Bailiffs and Your Rights
Enforcement agents acting under a County Court warrant or writ must generally give at least 7 clear days’ written notice before their first visit, and for most consumer debts cannot force entry into your home to take goods (different, stricter rules apply to certain debts such as unpaid Magistrates’ Court fines or unpaid tax). They cannot take essential household items, items belonging to someone else, or tools of trade below a set value threshold.
You are entitled to ask for identification, a copy of the enforcement notice, and details of the debt and fees being claimed. Negotiating a payment plan directly with the enforcement company, in writing, before or during their visit is usually the most effective way to avoid goods being taken.

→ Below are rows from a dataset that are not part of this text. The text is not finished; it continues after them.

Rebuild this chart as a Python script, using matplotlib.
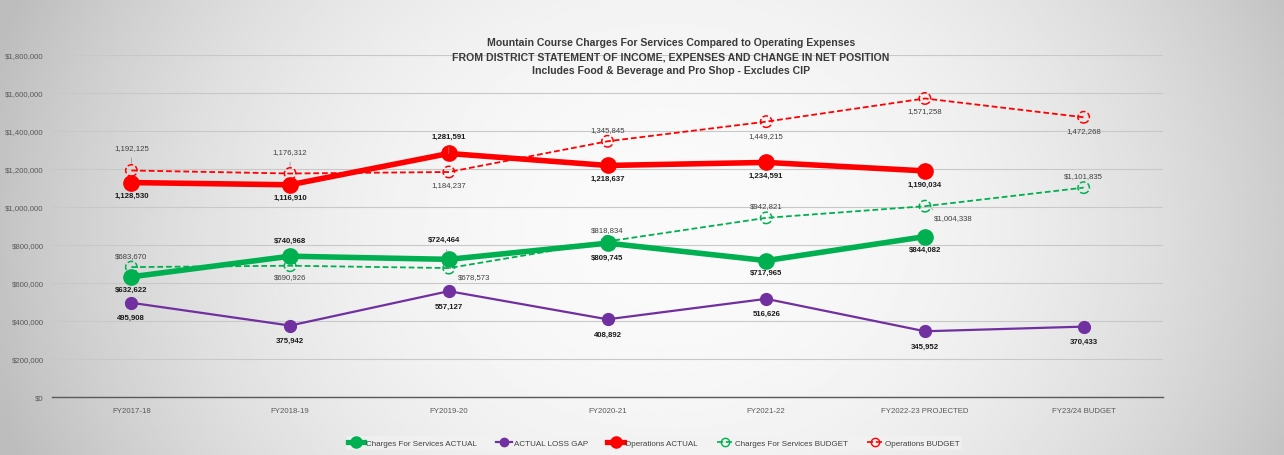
import matplotlib.pyplot as plt
from matplotlib.lines import Line2D
from matplotlib.ticker import FuncFormatter
import numpy as np

plt.rcParams['font.family'] = ['Liberation Sans Narrow', 'Liberation Sans', 'DejaVu Sans']

years = ['FY2017-18', 'FY2018-19', 'FY2019-20', 'FY2020-21', 'FY2021-22',
         'FY2022-23 PROJECTED', 'FY23/24 BUDGET']
charges_actual = [632622, 740968, 724464, 809745, 717965, 844082]
loss_gap = [495908, 375942, 557127, 408892, 516626, 345952, 370433]
ops_actual = [1128530, 1116910, 1281591, 1218637, 1234591, 1190034]
charges_budget = [683670, 690926, 678573, 818834, 942821, 1004338, 1101835]
ops_budget = [1192125, 1176312, 1184237, 1345845, 1449215, 1571258, 1472268]

GREEN = '#00B050'
PURPLE = '#7030A0'
RED = '#FF0000'

fig = plt.figure(figsize=(12.84, 4.56), dpi=100)

# radial grey background like the excel chart area
bg = fig.add_axes([0, 0, 1, 1], zorder=-10)
yy, xx = np.mgrid[0:1:200j, 0:1:400j]
r = np.sqrt(((xx - 0.52) / 0.55) ** 2 + ((yy - 0.5) / 1.3) ** 2)
shade = 0.98 - 0.24 * np.clip(r, 0, 1) ** 2.2
bg.imshow(shade, cmap='gray', vmin=0, vmax=1, extent=[0, 1, 0, 1], aspect='auto')
bg.axis('off')

ax = fig.add_axes([52 / 1284, 58 / 456, 1111 / 1284, 342 / 456])
ax.set_facecolor('none')
x = np.arange(len(years))

# lines
ax.plot(x, ops_budget, color=RED, lw=1.3, ls=(0, (3.2, 1.6)), zorder=3)
ax.scatter(x, ops_budget, s=68, facecolors='none', edgecolors=RED, linewidths=1.1,
           linestyles='--', zorder=4)
ax.plot(x, charges_budget, color=GREEN, lw=1.3, ls=(0, (3.2, 1.6)), zorder=3)
ax.scatter(x, charges_budget, s=68, facecolors='none', edgecolors=GREEN, linewidths=1.1,
           linestyles='--', zorder=4)
ax.plot(x[:len(ops_actual)], ops_actual, color=RED, lw=4, marker='o', ms=11, zorder=5)
ax.plot(x[:len(charges_actual)], charges_actual, color=GREEN, lw=4, marker='o', ms=11, zorder=5)
ax.plot(x, loss_gap, color=PURPLE, lw=1.6, marker='o', ms=8.5, zorder=5)


def label(xi, v, text, dx, dy, bold, leader=False):
    ax.annotate(text, (xi, v), xytext=(dx, -dy), textcoords='offset pixels',
                ha='center', va='center', fontsize=5.6,
                fontweight='bold' if bold else 'normal',
                color='#1a1a1a' if bold else '#404040', zorder=6,
                arrowprops=dict(arrowstyle='-', color='#8c8c8c', lw=0.5,
                                shrinkA=3, shrinkB=5) if leader else None)


ca_off = [(0, 13), (0, -16), (-5, -20), (0, 14), (0, 12), (0, 13)]
for i, v in enumerate(charges_actual):
    label(i, v, '${:,}'.format(v), ca_off[i][0], ca_off[i][1], True, i == 2)

for i, v in enumerate(loss_gap):
    label(i, v, '{:,}'.format(v), 0, 15, True)

oa_off = [(0, 13), (0, 13), (0, -17), (0, 13), (0, 13), (0, 13)]
for i, v in enumerate(ops_actual):
    label(i, v, '{:,}'.format(v), oa_off[i][0], oa_off[i][1], True, i == 2)

cb_off = [(0, -12), (0, 11), (25, 8), (0, -12), (0, -12), (28, 11), (0, -12)]
for i, v in enumerate(charges_budget):
    label(i, v, '${:,}'.format(v), cb_off[i][0], cb_off[i][1], False, i in (2, 5))

ob_off = [(0, -23), (0, -22), (0, 13), (0, -12), (0, 14), (0, 12), (0, 13)]
for i, v in enumerate(ops_budget):
    label(i, v, '{:,}'.format(v), ob_off[i][0], ob_off[i][1], False, i in (0, 1))

ax.set_xlim(-0.5, len(years) - 0.5)
ax.set_ylim(0, 1800000)
ax.set_yticks(np.arange(0, 1800001, 200000))
ax.yaxis.set_major_formatter(FuncFormatter(lambda v, p: '${:,.0f}'.format(v)))
ax.set_xticks(x)
ax.set_xticklabels(years)
ax.tick_params(length=0, labelsize=5.6, colors='#595959')
ax.tick_params(axis='x', pad=7)
ax.tick_params(axis='y', pad=6)
ax.grid(axis='y', color='#c8c8c8', lw=0.8)
ax.set_axisbelow(True)
for s in ['top', 'right', 'left']:
    ax.spines[s].set_visible(False)
ax.spines['bottom'].set_color('#595959')
ax.spines['bottom'].set_linewidth(1.0)

fig.text(671 / 1284, 1 - 57 / 456,
         'Mountain Course Charges For Services Compared to Operating Expenses\n'
         'FROM DISTRICT STATEMENT OF INCOME, EXPENSES AND CHANGE IN NET POSITION\n'
         'Includes Food & Beverage and Pro Shop - Excludes CIP',
         ha='center', va='center', fontsize=7.6, fontweight='bold', color='#3a3a3a',
         linespacing=1.45)

handles = [
    Line2D([], [], color=GREEN, lw=3.8, marker='o', ms=8),
    Line2D([], [], color=PURPLE, lw=1.6, marker='o', ms=6),
    Line2D([], [], color=RED, lw=3.8, marker='o', ms=8),
    Line2D([], [], color=GREEN, lw=1.2, ls='--', marker='o', ms=6, mfc='none'),
    Line2D([], [], color=RED, lw=1.2, ls='--', marker='o', ms=6, mfc='none'),
]
names = ['Charges For Services ACTUAL', 'ACTUAL LOSS GAP', 'Operations ACTUAL',
         'Charges For Services BUDGET', 'Operations BUDGET']
leg = fig.legend(handles, names, loc='center', bbox_to_anchor=(654 / 1284, 1 - 444 / 456),
                 ncol=5, fontsize=5.8, frameon=True, handlelength=2.0, handletextpad=0.2,
                 columnspacing=2.4, borderpad=0.35, labelcolor='#404040')
leg.get_frame().set_facecolor('#f2f2f2')
leg.get_frame().set_edgecolor('none')
leg.get_frame().set_alpha(0.7)

plt.savefig('out.png', dpi=100)
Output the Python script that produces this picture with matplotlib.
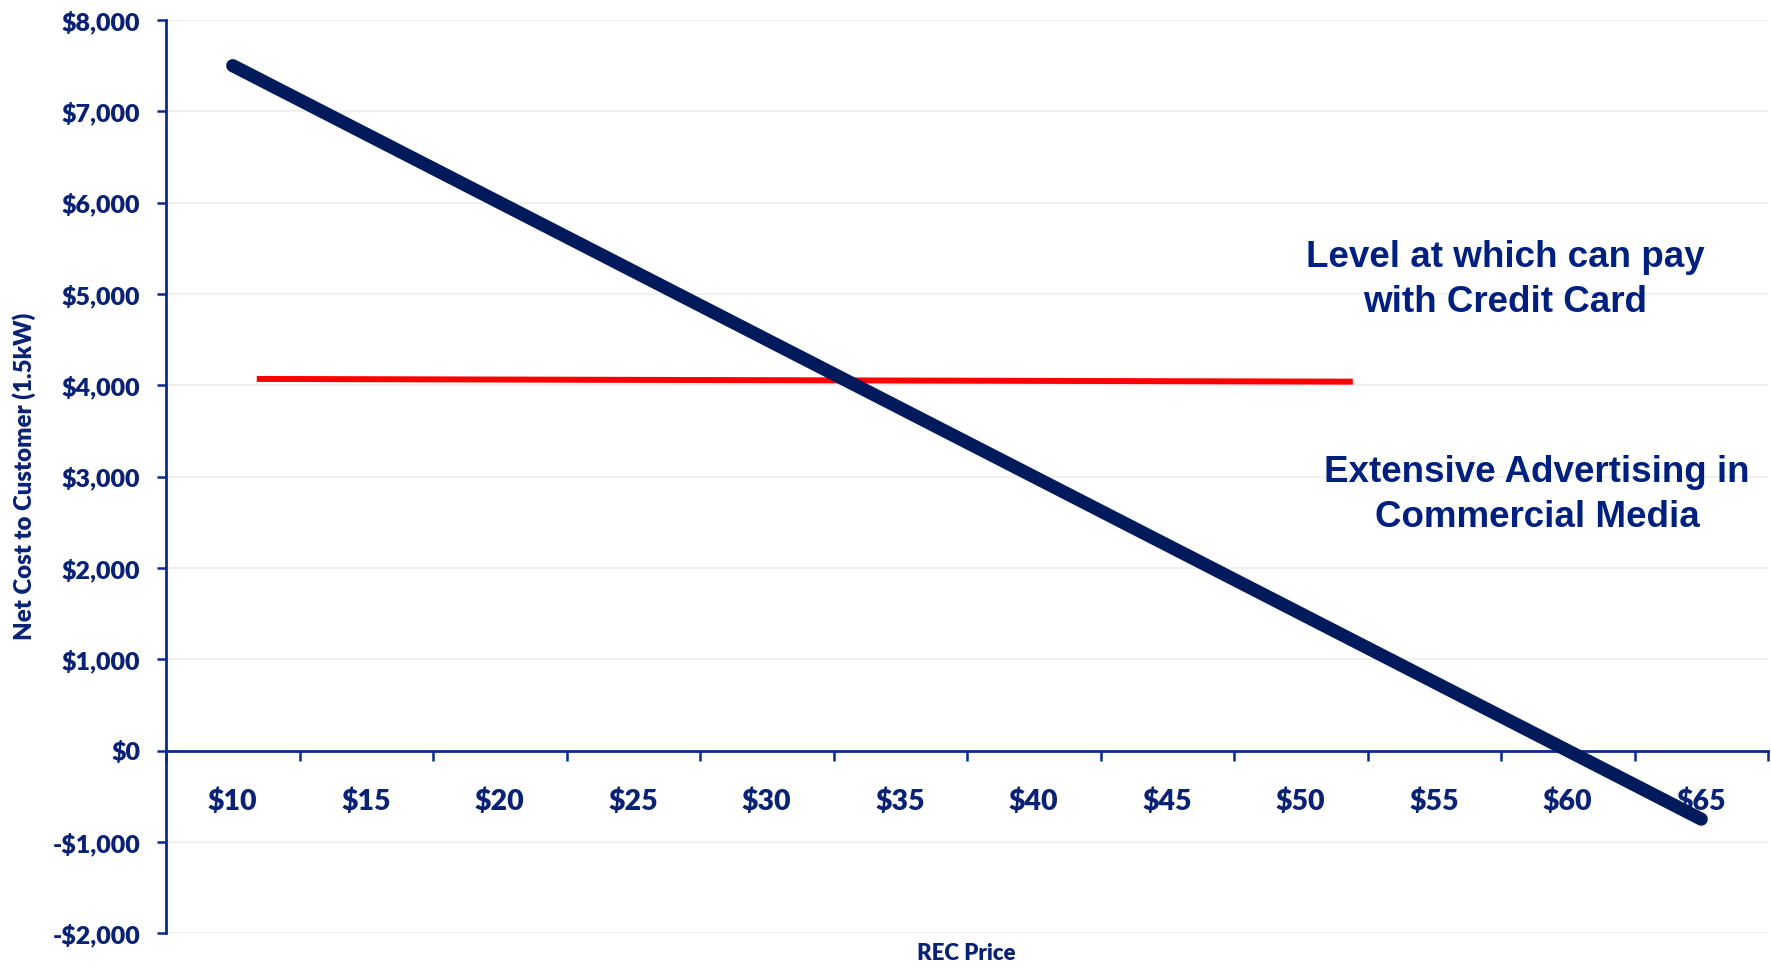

Impact on Mortgages and Credit
Mainstream mortgage lenders routinely decline applicants with an unsatisfied CCJ, and many remain cautious about satisfied CCJs, particularly larger amounts or judgments within the last two to three years. Specialist adverse-credit lenders exist for borrowers with CCJs but generally charge higher interest rates and require larger deposits. The impact fades gradually as the CCJ ages towards the six-year removal point, and paying within the 30-day window (avoiding the entry altogether) remains by far the strongest protection for future borrowing.
If You Cannot Afford to Pay
You can propose an instalment plan either when first responding to a claim or later by applying to vary the terms of an existing judgment if your circumstances change. Free, independent debt advice from StepChange, National Debtline or Citizens Advice can help assess a realistic budget and, where multiple debts are involved, whether a formal debt solution — a Debt Management Plan, Debt Relief Order, or Individual Voluntary Arrangement — would resolve the CCJ alongside other debts more effectively than tackling it in isolation.